Oke observed that between the 1960s and 1990s, Nigeria boasted of one of the best crops of public servants in the world, and service delivery was at the highest level of professionalism.

According to him, this situation has since changed, largely because of the method of recruitment and the quality of recruitment into these public institutions, which is driven by fraud, abuses, corruption and pecuniary considerations.

Oke said that the Federal Government had tried to address other abuses within the system, particularly the menace of ghost workers, which necessitated the introduction of the IPPIS to help fish out the large number of ghost workers.

The lawmaker alleged that some agencies of government in collusion with the Office of the Accountant General of the Federation and the Ministry of Finance, Budget and National Planning have devised methods to insert ghost workers and get payments through back-door channels.

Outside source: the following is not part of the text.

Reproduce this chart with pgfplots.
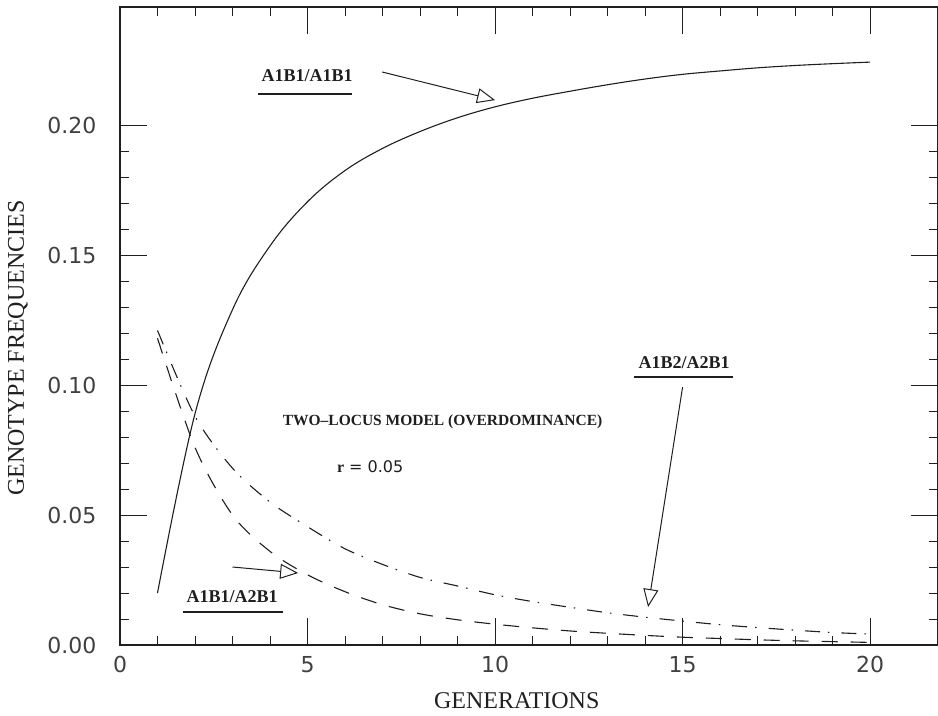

“They have also crafted methods that are being used to circumvent the BVN technology. This state of affairs is costing the Federal Government billions of naira monthly in salary payments to ghost workers and in illegal payments to several civil servants across cadres.

“Worried that as things stand now, the Federal Government is not getting value for money, rather it is losing both in quality, quantity and substance across recruitment and payment of personnel.

“Even more worrisome is that some staff members that have been legitimately employed have not received salaries for months and years, despite the fact that they were recruited legally into the Federal Civil Service.

“Concerned that if urgent steps are not taken to investigate these challenges, the morale of most civil servants will be completely dampened.

“The Federal Government will continue to lose billions in monthly payments to ghost workers and illegal payments, and the nation will continue to be serviced by unqualified workers trooping into various sectors within the Federal Civil Service,” he said.

In his ruling, the Deputy Speaker of the House, Rep. Benjamin Kalu, mandated the committee to investigate the various agencies of government and tertiary institutions and report back within four weeks for further legislative action.